With the objective of identifying weaknesses, and their root causes, in India’s vaccine logistics system, ITSU conducted a ‘Deep Dive Study’ in three states. ITSU then commissioned a feasibility study on involving private sector players to address identified gaps. ITSU used these findings to design and pilot the electronic Vaccine Intelligence Network (eVIN), which is comprised of trained Vaccine and Cold Chain Managers (VCCMs) integrated into a supportive supervision approach, user-friendly technology, and standardized processes.
eVIN is currently being piloted in two geographical locations catering to a population of 7.4 million, with one VCCM in each location. eVIN’s impact is being assessed and early results indicate high levels of system adoption by cold chain staff, and high stock data quality, driven by HR strengthening measures.
eVIN has been adopted by the Ministry of Health, Government of India for the National Immunization Programme. The VCCM cadre is now being scaled in 3 major Indian states with a combined population of 345 million. The introduction of the VCCM cadre at the all-India level is currently being considered.

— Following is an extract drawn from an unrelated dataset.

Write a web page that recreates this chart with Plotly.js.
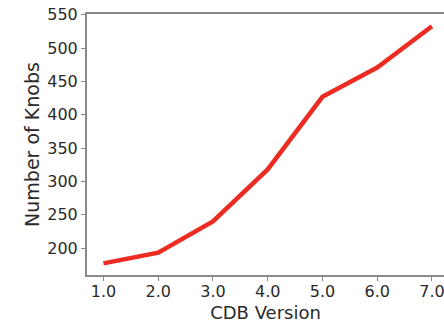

The core of an effective vaccine logistics management system is a well-supported operations team that uses technology platforms to make intelligent distribution decisions. Hence, human resources is an integral component of any conceptual design and implementation plan for a vaccine logistics intervention. Focusing solely on technology solutions will have a limited effect in public health programmes especially in resource-poor settings. User-friendly technology, when married to additional human resources, a defined supportive supervision plan and a rigorous training regimen for existing staff results in high adoption rates and high data quality, as evidenced by the eVIN pilot thus far.
While designing eVIN, and piloting it thus far, it was learned that any vaccine logistics system which aims for sustainable performance and health systems strengthening in resource poor settings needs to adequately map the required workload, define measures to augment human resources, rigorously support existing staff, and define clear processes.